Often people from dysfunctional families have extremely close friends who feel
like family. I have had several people tell me about a friend who is like a
sister or a mother to them. You may choose to spend Christmas with your
"adopted family."
5. Remember your heavenly Father loves you
unconditionally and that He can meet your needs, even when your earthly family
does not meet your needs.
6. Recognize that there is a difference between
forgiveness and acceptance of actions. You can and should forgive family
members and others who have hurt you. That does not mean their actions were
acceptable.

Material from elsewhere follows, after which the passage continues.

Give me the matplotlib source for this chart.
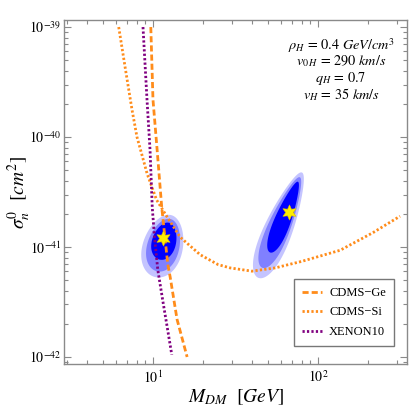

Also, you can be cautious of putting yourself into situations where
you could be emotionally or physically harmed once again.
7. Don't be too hard on yourself. You may have made great
progress in your own spiritual and emotional growth and find when you go home
you are right back where you started. Dysfunctional family patterns have a
tremendous pull. You can realign yourself when you return to your own home.
8. Make a conscious choice to raise your own children and
live your life in a more healthy family. Decide what new Christ honoring
traditions you want to start for your family.
9. Be open to and aware of other people who come from
hurting families. You have a story you may choose to share of the healing that
has occurred for you. You can give others hope.
10. Be aware that your own addictions may resurface.
Those could include overspending, overeating, drinking, or drug use. Often we
try to soothe our emotional pain by overspending or overeating.
Above all I pray you will be kind to yourself. Have
realistic expectations of what Christmas will be for your family. Create your
own good memories with your own family or your "adopted family."
Remember Mary's first Christmas was probably not what she expected. She
probably did not plan on delivering Jesus in a barn, but what a blessed and
glorious night. May God be your peace and joy this Christmas.